Mr. Simpson stood aghast at this demand, and his eyes naturally reverted to the bottle upon the table. "You've not finished that yet, gentlemen," he ventured to observe.

"What's left in it is my 'lowance," said Mr. Smethurst. "Mr. Hogden shalln't 'ave none on 't."

"Well, that is a whimmy gent," said Mr. Simpson to himself—but he fetched another bottle.

They made a regular Red Lion evening of it, those two. A little before midnight Mr. Smethurst rose and said Good night. He had finished his bottle, and his law of temperance, always so faithfully observed, forbade him one drop more. The reader probably expects that Mr. Smethurst was intoxicated; but his genial nature was only yet more genial. He lighted his bed-candle with perfect steadiness, shook Ogden's hand affectionately, and mounted the stair step by step. When he got into his bedroom he undressed himself in a methodical manner, laid his clothes neatly on a chair, wound his watch up, and when he had assumed his white cotton night-cap, looked at himself in the glass. He put his tongue out, and held the candle close to it. The result of the examination was satisfactory, and he proceeded to pull down the corners of his eyes. This he did every night. The bugbear of his life was dread of a coming fit, and he fancied he might thus detect the premonitory symptoms.

Meanwhile Mr. Ogden, left by himself, took up the "Sootythorn Gazette," and when Mr. Simpson entered he found him reading, apparently. "Beg pardon, sir," said Mr. Simpson, "but it's the rule to turn the gas out at twelve, and it's a few minutes past. I'll light you your bed-candle, sir, and you can sit up a bit later if you like. You'll find your way to your room."

Ogden was too far gone to have any power of controlling himself now. The type danced before his eyes, the sentences ran into one another, and the sense of the phrases was a mystery to him. He kept drinking mechanically; and when at length he attempted to reach the door, the candlestick slipped from his hand, and the light was instantly extinguished.

A man who is quite drunk cannot find the door of a dark room—he cannot even walk in the dark; his only chance of walking in broad daylight is to fix his eye steadily on some object, and when it loses its hold of that, to fasten it upon some other, and so on. Ogden stumbled against the furniture and fell. The deep insensibility of advanced drunkenness supervened, and he lay all night upon the floor. The servant-girl found him there the next morning when she came to clean the room.
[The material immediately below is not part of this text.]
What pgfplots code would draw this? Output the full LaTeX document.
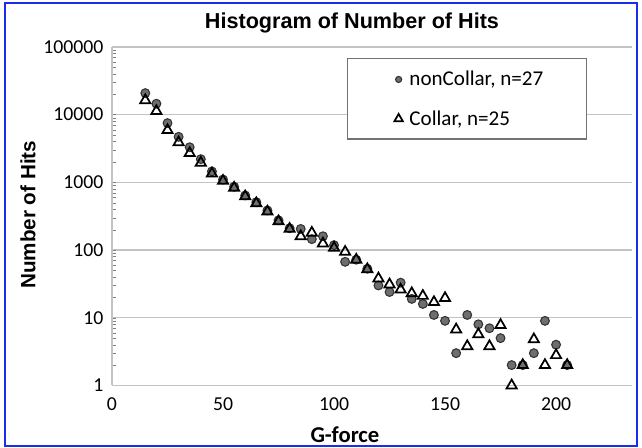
\documentclass[border=0pt]{standalone}
\usepackage{fontspec}
\setmainfont{Carlito}
\newfontfamily\arialfont{Liberation Sans}
\usepackage{pgfplots}
\usepackage{pgfplotstable}
\pgfplotsset{compat=1.18}

\definecolor{gridgray}{RGB}{195,195,195}
\definecolor{dotfill}{RGB}{110,110,110}
\definecolor{dotedge}{RGB}{50,50,50}
\definecolor{frameblue}{RGB}{25,45,235}

% G-force bin, nonCollar hits, Collar hits
\pgfplotstableread{
g   nc     c
15  20800  16300
20  14500  11300
25  7500   5900
30  4700   3900
35  3300   2700
40  2200   1950
45  1450   1350
50  1100   1050
55  860    830
60  640    620
65  510    490
70  385    370
75  275    265
80  210    205
85  205    160
90  145    180
95  160    125
100 118    108
105 67     94
110 72     72
115 53     52
120 30     38
125 24     31
130 33     26
135 19     23
140 16     21
145 11     17
150 9      19.5
155 3      6.7
160 11     3.8
165 8      5.7
170 7      3.8
175 5      7.8
180 2      1
185 2      2
190 3      4.8
195 9      2
200 4      2.8
205 2      2
}\hits

\begin{document}
\begin{tikzpicture}
\useasboundingbox (-84pt,-46.9pt) rectangle (397.5pt,289.1pt);
\begin{axis}[
    scale only axis,
    width=390pt, height=253.9pt,
    xmin=0, xmax=234.2,
    ymode=log, ymin=1, ymax=100000,
    axis x line*=bottom, axis y line*=left,
    axis line style={gridgray, line width=0.9pt, -},
    xtick={0,50,100,150,200},
    ytick={1,10,100,1000,10000,100000},
    yticklabels={1,10,100,1000,10000,100000},
    major tick length=0pt,
    ymajorgrids,
    grid style={gridgray, line width=0.9pt},
    tick label style={font=\fontsize{14.8}{16}\selectfont},
    /pgf/number format/assume math mode=true,
    xticklabel style={yshift=-6pt},
    yticklabel style={xshift=-3pt},
    clip=false,
    legend style={at={(0.535,0.945)}, anchor=north west, draw=none, fill=none,
        font=\fontsize{15.8}{17}\selectfont, row sep=13pt, column sep=3pt,
        cells={anchor=west}},
]
\filldraw[fill=white, draw=gray!90!black, line width=0.8pt]
    (rel axis cs:0.452,0.728) rectangle (rel axis cs:0.913,0.9645);

\addplot[only marks, mark=*, mark size=3.3pt,
    mark options={fill=dotfill, draw=dotedge, line width=0.8pt},
    legend image post style={mark size=2.3pt}]
    table[x=g, y=nc] {\hits};
\addlegendentry{nonCollar, n=27}

\addplot[only marks, mark=triangle, mark size=4.4pt,
    mark options={draw=black, line width=1.3pt, fill=none},
    legend image post style={mark size=3.6pt, line width=1pt}]
    table[x=g, y=c] {\hits};
\addlegendentry{Collar, n=25}

\node[font=\arialfont\bfseries\fontsize{16.2}{18}\selectfont]
    at (rel axis cs:0.4615,1) [yshift=18pt] {Histogram of Number of Hits};
\node[font=\bfseries\fontsize{17}{19}\selectfont]
    at (rel axis cs:0.448,0) [yshift=-37pt] {G-force};
\node[rotate=90, font=\arialfont\bfseries\fontsize{15.5}{17}\selectfont]
    at ([xshift=-63pt]rel axis cs:0,0.504) {Number of Hits};
\end{axis}
\draw[frameblue, line width=2pt] (-80.25pt,-45.4pt) rectangle (393.75pt,286.9pt);
\end{tikzpicture}
\end{document}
He could not go to Sootythorn that day, and the true reason for his absence soon became known to Dr. Bardly, who asked leave to drive over to Shayton to see a patient of his own. He drove directly to Milend.

"Well, Mrs. Ogden," said the Doctor, "I've come wi' bad news for you this time. Your Isaac's made a beast of himself once more. He lay all night last night dead drunk upo' th' parlor-floor o' th' Blue Bell Inn i' Whittlecup."

"Why—you don't say so, Dr. Bardly! Now, really, this is provokin', and 'im as was quite reformed, as one may say. I could like to whip him—I could."

"Well, I wish you'd just go to Whittlecup and take care of him while he stops there. If he'd nobbut stopped at Sootythorn I could have minded him a bit mysen, but there's nout like his mother for managin' him."

Little Jacob was staying at Milend during his father's military career, and so Mrs. Ogden objected—"But what's to become o' th' childt?"

"Take him with ye—take him with ye. It'll do him a power o' good, and it'll amuse him rarely. He'll see the chaps with their red jackets, and his father with a sword, and a fine scarlet coat on Sundays, and he'll be as fain as fain."

So it was immediately decided that Mrs. Ogden and little Jacob should leave for Whittlecup as soon as they possibly could. A fly was sent for, and Mrs. Ogden hastily filled two large wooden boxes, which were her portmanteaus. Little Jacob was at the parsonage with the youthful Prigleys, and had to be sent for. Mrs. Ogden took the decanters from the corner cupboard, and drank two glasses of port to sustain her in the hurry of the occasion. "Well, who would have thought," she said to herself, as she ate a piece of cake—"who would have thought that I should go and stop at Whittlecup? I wonder how soon Mary Ridge will have finished my new black satin."